→ Job
Pick out the lines containing "matplotlib".

→ Data extract
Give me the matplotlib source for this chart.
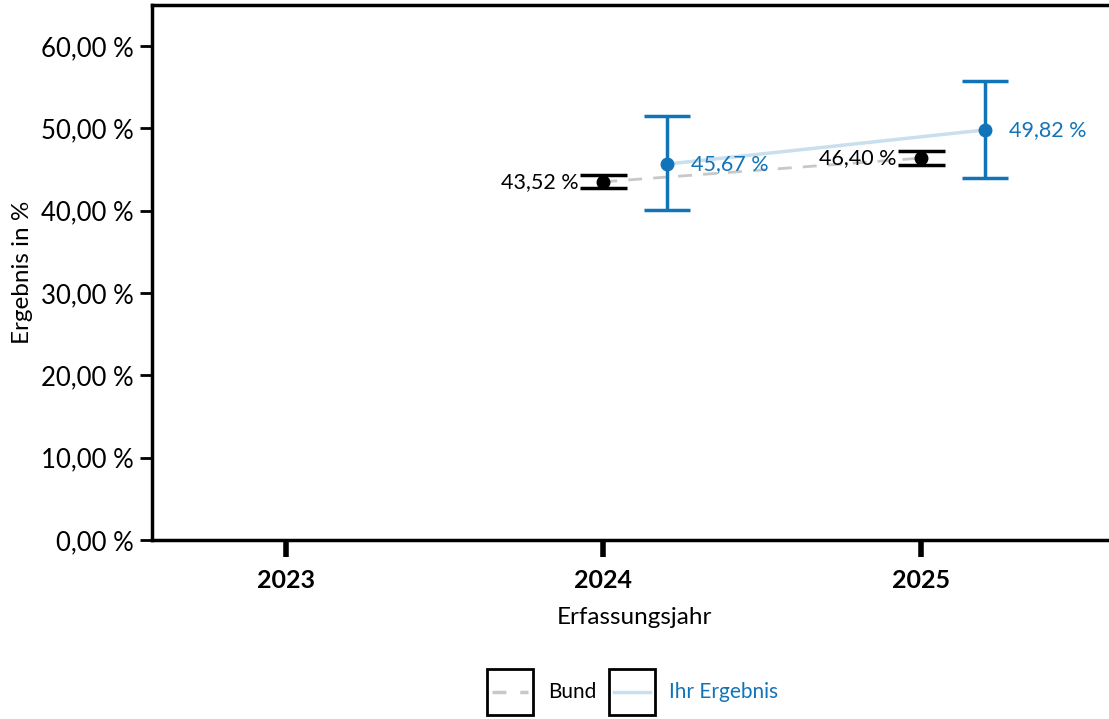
import matplotlib
matplotlib.use("Agg")
import matplotlib.pyplot as plt
from matplotlib.patches import Rectangle
from matplotlib.lines import Line2D

plt.rcParams['font.family'] = ['Lato', 'DejaVu Sans']

years = [2023, 2024, 2025]
bund_years = [2024, 2025]
bund = [43.52, 46.40]
bund_lo = [42.76, 45.55]
bund_hi = [44.33, 47.25]
ihr_years = [2024, 2025]
ihr = [45.67, 49.82]
ihr_lo = [40.08, 43.97]
ihr_hi = [51.50, 55.75]
offset = 0.2

blue = '#1174b9'
light_blue = '#c9dfee'
grey = '#c8c8c8'

W, H = 1109, 719
fig = plt.figure(figsize=(W / 100, H / 100), dpi=100)
ax_w = (W - 152 + 22) / W
ax = fig.add_axes([152 / W, 1 - 540 / H, ax_w, (540 - 5) / H])


def fmt(v):
    return f"{v:.2f}".replace('.', ',') + ' %'


# connecting lines
ax.plot(bund_years, bund, color=grey, lw=2, ls=(0, (5, 4)), zorder=1)
ihr_x = [y + offset for y in ihr_years]
ax.plot(ihr_x, ihr, color=light_blue, lw=2.5, zorder=1)

# Bund: caps only
for x, v, lo, hi in zip(bund_years, bund, bund_lo, bund_hi):
    ax.hlines([lo, hi], x - 0.074, x + 0.074, color='black', lw=2.5, zorder=2)
    ax.plot(x, v, 'o', color='black', ms=9, zorder=3)
    ax.text(x - 0.078, v, fmt(v), ha='right', va='center', fontsize=15.5, color='black')

# Ihr Ergebnis: error bars
for x, v, lo, hi in zip(ihr_x, ihr, ihr_lo, ihr_hi):
    ax.errorbar(x, v, yerr=[[v - lo], [hi - v]], fmt='o', color=blue, ms=9,
                elinewidth=2.5, capsize=23.5 * 0.72, capthick=2.5, zorder=3)
    ax.text(x + 0.075, v, fmt(v), ha='left', va='center', fontsize=15.5, color=blue)

ax.set_xlim(2022.58, 2025.66)
ax.set_ylim(0, 65)
ax.set_xticks(years)
ax.set_xticklabels([str(y) for y in years], fontsize=18, fontweight='bold')
yt = [0, 10, 20, 30, 40, 50, 60]
ax.set_yticks(yt)
ax.set_yticklabels([fmt(v) for v in yt], fontsize=18.5)
ax.tick_params(axis='y', length=9, width=2, pad=4)
ax.tick_params(axis='x', length=12, width=4, pad=9)
for s in ['left', 'top', 'bottom']:
    ax.spines[s].set_linewidth(2.5)
ax.spines['right'].set_visible(False)
ax.set_xlabel('Erfassungsjahr', fontsize=17.5, labelpad=12)
ax.xaxis.set_label_coords((634 - 152) / (ax_w * W), -0.125)
ax.set_ylabel('Ergebnis in %', fontsize=17.5, labelpad=6)

# legend with boxed handles
tf = fig.transFigure


def fx(px):
    return px / W


def fy(py):
    return 1 - py / H


for x0, style, col in [(487, (0, (4, 4)), grey), (609, '-', light_blue)]:
    fig.add_artist(Rectangle((fx(x0), fy(715)), 46 / W, 46 / H, transform=tf,
                             fill=False, edgecolor='black', lw=2))
    fig.add_artist(Line2D([fx(x0 + 5), fx(x0 + 41)], [fy(692), fy(692)], transform=tf,
                          color=col, lw=2.5, ls=style))
fig.text(fx(548), fy(692), 'Bund', fontsize=15, va='center', ha='left', color='black')
fig.text(fx(669), fy(692), 'Ihr Ergebnis', fontsize=15, va='center', ha='left', color=blue)

fig.savefig('out.png', dpi=100)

→ Full answer
Give me the matplotlib source for this chart.
import matplotlib
matplotlib.use("Agg")
import matplotlib.pyplot as plt
from matplotlib.patches import Rectangle
from matplotlib.lines import Line2D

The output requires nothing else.